There are at least three ways that patients, their families, and clinicians can work to heal the dying. The first is to recognize when the offerings of modern medicine are unlikely to help and are more likely to hurt. During the half dozen or so years before my grandfather died, he was periodically rushed to his local hospital after passing out. As the only medical doctor in the family, I suspected that either his blood pressure went too low, or that he had an episodically abnormal heart rhythm. Regardless of the cause, he would always rebound, and I would insist that my grandfather be discharged. The doctors were always reasonable. They recognized that a man in his late eighties was unlikely to benefit from an extensive workup. Discerning the limits of technology takes some knowledge, but motivated family members can certainly engage a patient’s physicians on this point. Doctors often want to have these conversations with patients and their families but are reticent to broach the subject of limiting medical interventions.
A second way to bring healing to the dying is to acknowledge human finitude. It is no secret that all will die. Yet Americans live as though it will not happen. When I became the healthcare decision maker for my grandfather, I had a frank conversation with him and his children about the blessings and burdens of cardiac resuscitation and life-extending technology. I warned them that the hospital was no place for the sick—an elderly person is often likely to become sicker—and that visiting the emergency room for every bout of constipation or lightheadedness would do little to improve the quality (or quantity) of his life. In short, we spoke of finitude—both human and technological. And eventually we decided not to have my grandfather transported to the hospital ever again.
Dying should be a community affair. This is a third way to bring healing to the dying. The community may include immediate family members, neighbors, colleagues, church members, or even members of the healthcare team.

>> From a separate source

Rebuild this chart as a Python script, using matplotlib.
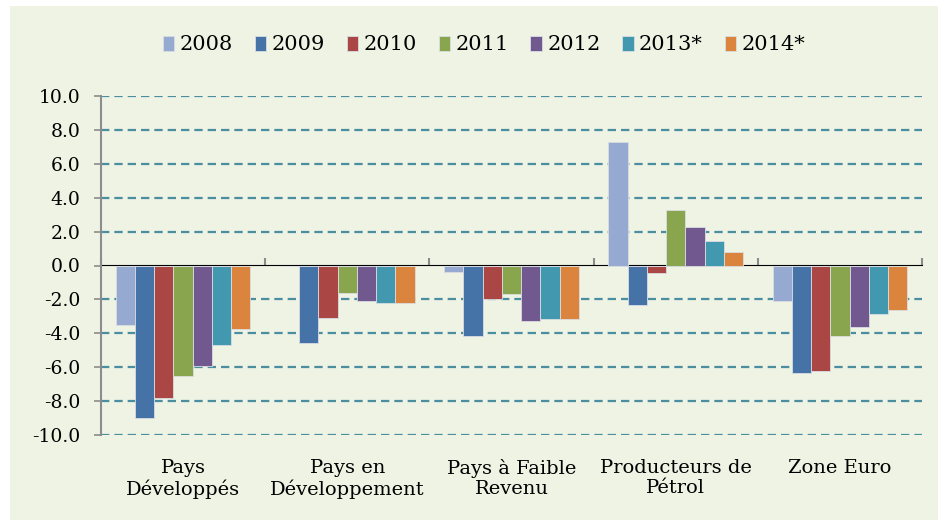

The point is that a deeper sort of healing occurs within the confines of community.
If my grandfather was truly dying for twenty years, he experienced healing because he was embraced by a community that hoped for his physical restoration, but even more strongly desired his spiritual, moral, and mental restoration. And in the presence of a community—religious, social, familial—that shared this aim, Norman Ulrich experienced healing that only the Healer could give.
As the years wore on, we all noticed that Grandpa’s bark quieted. His demands became less demanding. I remember my uncle commenting on the conference that he and my grandfather had attended which seemed to have signaled the immense softening of his rough edges. My grandmother later confided, “If it took your grandfather fifty years to become the man he became, it was worth the wait.”
On January 14, 2016, the staff at his senior living home summoned Grandpa’s oldest daughter to his bedside. At the age of ninety-five, after two decades of dying, he had begun breathing like a man who would soon be dead. My aunt phoned her siblings who immediately began to gather. Her own daughter and grandchildren had been visiting, so within the hour, four generations of family had gathered around my grandfather’s bed. The pastor just happened to be in the neighborhood, and he led the family in prayer and song. All of us had long anticipated this day. And as the family lifted their voices in song, my grandmother, his wife of seventy years, held my grandfather’s hand as he sighed contentedly and breathed his last earthly breath.
Lydia Dugdale is a physician at the Yale School of Medicine and editor of the book Dying in the Twenty-First Century: Toward a New Ethical Framework for the Art of Dying Well.